The way David Cameron puts it, Britain went to war to defend democracy and ‘little countries’ like Belgium (itself an imperial power with possessions in Africa). Let’s have it right. The First World War was a titanic showdown between all the imperialist powers for the domination of colonies, raw materials and markets. The world was already divided up between Britain, Germany, France, Russia, Italy, Japan, even the USA. With no more colonies available, any further re-division inevitably meant war. Talk of ‘defending democracy’, then as in our modern day wars, only served to blinker public opinion into supporting war. After all, they had to sell it to the public, because it would be the public who would be donning the uniforms, doing the killing and the majority of the dying, clearing up the shambles created by the rich and our political classes in the first place.

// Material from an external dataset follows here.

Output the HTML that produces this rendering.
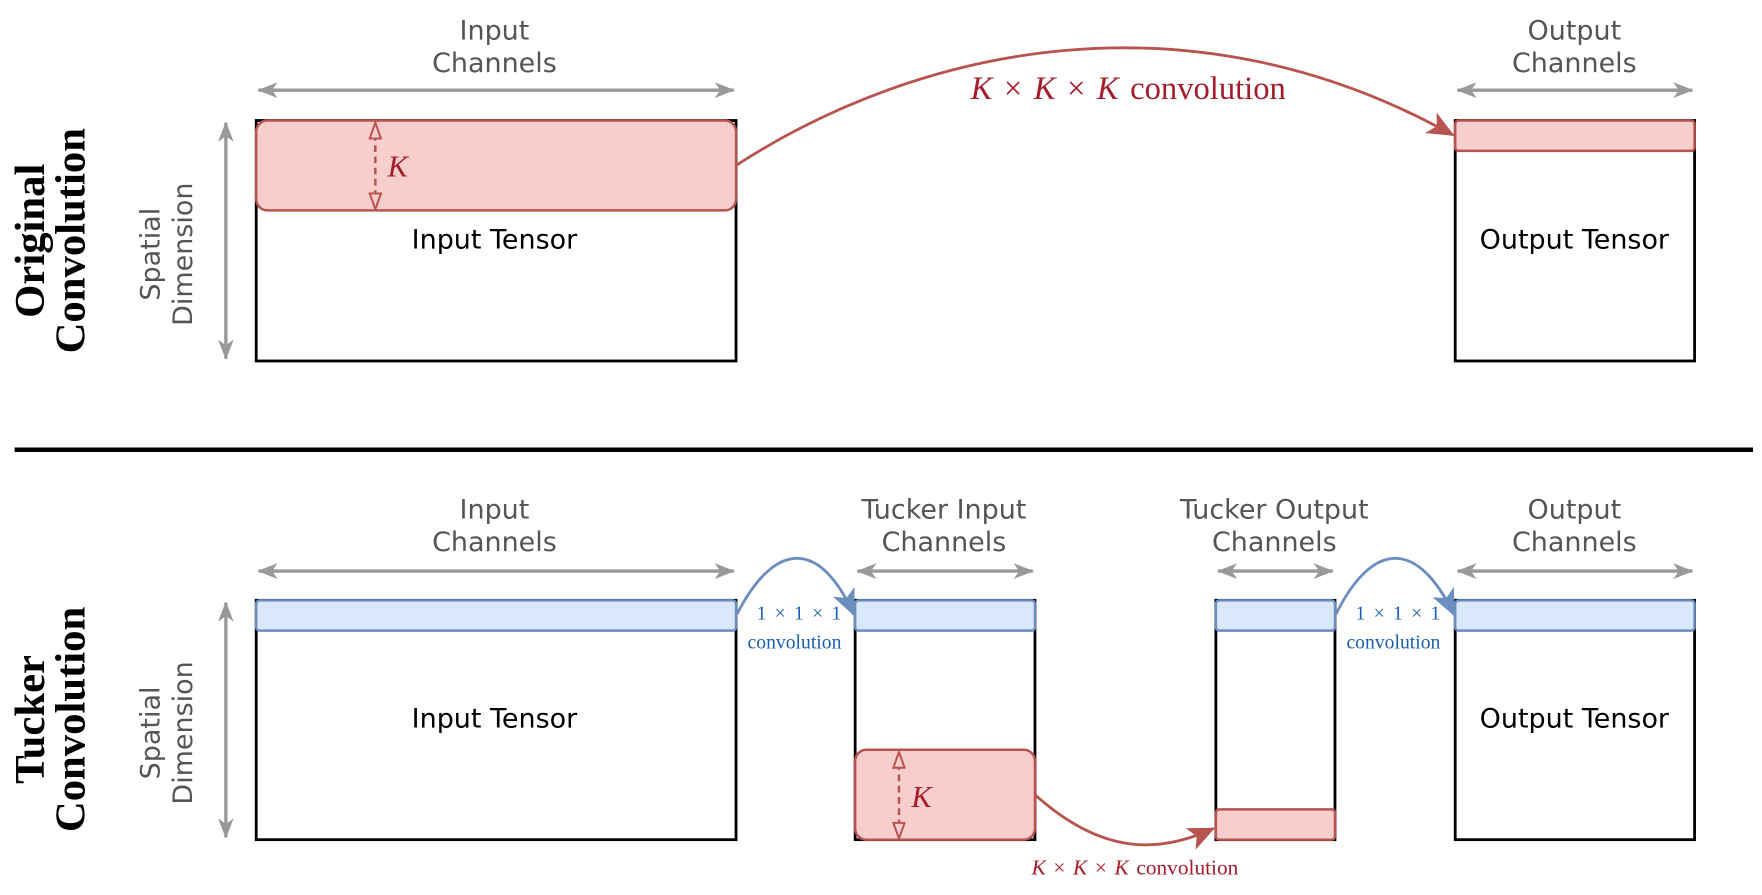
<!DOCTYPE html>
<html><head><meta charset="utf-8"><style>
html,body{margin:0;padding:0;background:#fff;}
svg{display:block;}
.g{font-family:"DejaVu Sans","Liberation Sans",sans-serif;fill:#555;font-size:24px;text-anchor:middle;}
.t{font-family:"DejaVu Sans","Liberation Sans",sans-serif;fill:#000;font-size:24px;text-anchor:middle;}
.s{font-family:"Liberation Serif",serif;}
.ttl{font-family:"Liberation Serif",serif;font-weight:bold;font-size:38px;fill:#000;text-anchor:middle;}
</style></head><body>
<svg width="1762" height="895" viewBox="0 0 1568 796" xmlns="http://www.w3.org/2000/svg">
<defs>
<marker id="ga" viewBox="0 0 18 14" refX="17" refY="7" markerWidth="18" markerHeight="14" markerUnits="userSpaceOnUse" orient="auto-start-reverse"><path d="M0,0 L18,7 L0,14 L5,7 z" fill="#999"/></marker>
<marker id="ra" viewBox="0 0 16 14" refX="15" refY="7" markerWidth="24" markerHeight="21" markerUnits="userSpaceOnUse" orient="auto"><path d="M0,0 L16,7 L0,14 L4,7 z" fill="#b85450"/></marker>
<marker id="ba" viewBox="0 0 16 14" refX="15" refY="7" markerWidth="24" markerHeight="21" markerUnits="userSpaceOnUse" orient="auto"><path d="M0,0 L16,7 L0,14 L4,7 z" fill="#6c8ebf"/></marker>
<marker id="ko" viewBox="0 0 16 12" refX="15" refY="6" markerWidth="16" markerHeight="12" markerUnits="userSpaceOnUse" orient="auto-start-reverse"><path d="M1,1 L15,6 L1,11 z" fill="#f8cecc" stroke="#b85450" stroke-width="1.8"/></marker>
</defs>
<g stroke="#999" stroke-width="3" fill="none">
<line x1="230" y1="80" x2="653" y2="80" marker-start="url(#ga)" marker-end="url(#ga)"/>
<line x1="1297" y1="80" x2="1506" y2="80" marker-start="url(#ga)" marker-end="url(#ga)"/>
<line x1="201" y1="109" x2="201" y2="319" marker-start="url(#ga)" marker-end="url(#ga)"/>
<line x1="230" y1="508" x2="653" y2="508" marker-start="url(#ga)" marker-end="url(#ga)"/>
<line x1="763" y1="508" x2="919" y2="508" marker-start="url(#ga)" marker-end="url(#ga)"/>
<line x1="1084" y1="508" x2="1186" y2="508" marker-start="url(#ga)" marker-end="url(#ga)"/>
<line x1="1297" y1="508" x2="1506" y2="508" marker-start="url(#ga)" marker-end="url(#ga)"/>
<line x1="201" y1="536" x2="201" y2="745" marker-start="url(#ga)" marker-end="url(#ga)"/>
</g>
<text class="g" x="440" y="35">Input</text><text class="g" x="440" y="64">Channels</text>
<text class="g" x="1401" y="35">Output</text><text class="g" x="1401" y="64">Channels</text>
<text class="g" x="440" y="461">Input</text><text class="g" x="440" y="490">Channels</text>
<text class="g" x="840" y="461">Tucker Input</text><text class="g" x="840" y="490">Channels</text>
<text class="g" x="1134" y="461">Tucker Output</text><text class="g" x="1134" y="490">Channels</text>
<text class="g" x="1401" y="461">Output</text><text class="g" x="1401" y="490">Channels</text>
<g transform="translate(163,226) rotate(-90)"><text class="g" x="0" y="-21">Spatial</text><text class="g" x="0" y="8">Dimension</text></g>
<g transform="translate(163,652) rotate(-90)"><text class="g" x="0" y="-21">Spatial</text><text class="g" x="0" y="8">Dimension</text></g>
<g transform="translate(42,214) rotate(-90)"><text class="ttl" x="0" y="-3">Original</text><text class="ttl" x="0" y="33">Convolution</text></g>
<g transform="translate(42,640) rotate(-90)"><text class="ttl" x="0" y="-3">Tucker</text><text class="ttl" x="0" y="33">Convolution</text></g>
<line x1="13" y1="400" x2="1560" y2="400" stroke="#000" stroke-width="4"/>
<g fill="#fff" stroke="#000" stroke-width="2.5">
<rect x="228" y="107" width="427" height="214"/>
<rect x="1295" y="107" width="213" height="214"/>
<rect x="228" y="534" width="427" height="213"/>
<rect x="761" y="534" width="160" height="213"/>
<rect x="1082" y="534" width="106" height="213"/>
<rect x="1295" y="534" width="213" height="213"/>
</g>
<g fill="#f8cecc" stroke="#b85450" stroke-width="2.2">
<rect x="228" y="107" width="427" height="80" rx="10"/>
<rect x="1295" y="107" width="213" height="27" rx="3"/>
<rect x="761" y="667" width="160" height="80" rx="10"/>
<rect x="1082" y="720" width="106" height="27" rx="3"/>
</g>
<g fill="#dae8fc" stroke="#6c8ebf" stroke-width="2.2">
<rect x="228" y="534" width="427" height="27" rx="3"/>
<rect x="761" y="534" width="160" height="27" rx="3"/>
<rect x="1082" y="534" width="106" height="27" rx="3"/>
<rect x="1295" y="534" width="213" height="27" rx="3"/>
</g>
<g stroke="#b85450" stroke-width="2.2" stroke-dasharray="6,4" fill="none">
<line x1="334" y1="109" x2="334" y2="186" marker-start="url(#ko)" marker-end="url(#ko)"/>
<line x1="800" y1="669" x2="800" y2="746" marker-start="url(#ko)" marker-end="url(#ko)"/>
</g>
<text class="s" x="345" y="157" font-size="27" font-style="italic" fill="#a51d2d">K</text>
<text class="s" x="811" y="718" font-size="27" font-style="italic" fill="#a51d2d">K</text>
<text class="t" x="440" y="221">Input Tensor</text>
<text class="t" x="1401" y="221">Output Tensor</text>
<text class="t" x="440" y="647">Input Tensor</text>
<text class="t" x="1401" y="647">Output Tensor</text>
<path d="M655,147 C820,40 1060,-10 1293,120" stroke="#b85450" stroke-width="2.5" fill="none" marker-end="url(#ra)"/>
<text class="s" x="1004" y="88" font-size="29" fill="#a51d2d" text-anchor="middle" word-spacing="3"><tspan font-style="italic">K</tspan> × <tspan font-style="italic">K</tspan> × <tspan font-style="italic">K</tspan> convolution</text>
<path d="M921,707 C980,760 1030,760 1080,737" stroke="#b85450" stroke-width="2.5" fill="none" marker-end="url(#ra)"/>
<text class="s" x="1010" y="778" font-size="19" fill="#a51d2d" text-anchor="middle" word-spacing="2"><tspan font-style="italic">K</tspan> × <tspan font-style="italic">K</tspan> × <tspan font-style="italic">K</tspan> convolution</text>
<path d="M656,546 C690,480 730,480 760,547" stroke="#6c8ebf" stroke-width="2.5" fill="none" marker-end="url(#ba)"/>
<path d="M1189,546 C1222,480 1262,480 1294,547" stroke="#6c8ebf" stroke-width="2.5" fill="none" marker-end="url(#ba)"/>
<g class="s" fill="#1a5fb4" font-size="17.5" text-anchor="middle">
<text x="711" y="551" word-spacing="3">1 × 1 × 1</text><text x="707" y="577">convolution</text>
<text x="1244" y="551" word-spacing="3">1 × 1 × 1</text><text x="1240" y="577">convolution</text>
</g>
</svg>
</body></html>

And, after all, as our ‘betters’ would have us believe, isn’t our nation really just one big family that pulls together when crisis strikes, just like in Downton Abbey? Isn’t it so much politically safer to peddle the myth rather than the reality, to paper the cracks rather than to construct a better, fairer, more dignified society from the bottom up?
Myself, I’d rather look to the future rather than a half-baked past that never existed.
This is the lie we are selling to our televisual audiences at home and abroad. We may have our ‘ups and down(tons)’ but when the chips are down, ‘we’re all in it together’.
Like hell we are, if I may be so bold as to say so…M’lud?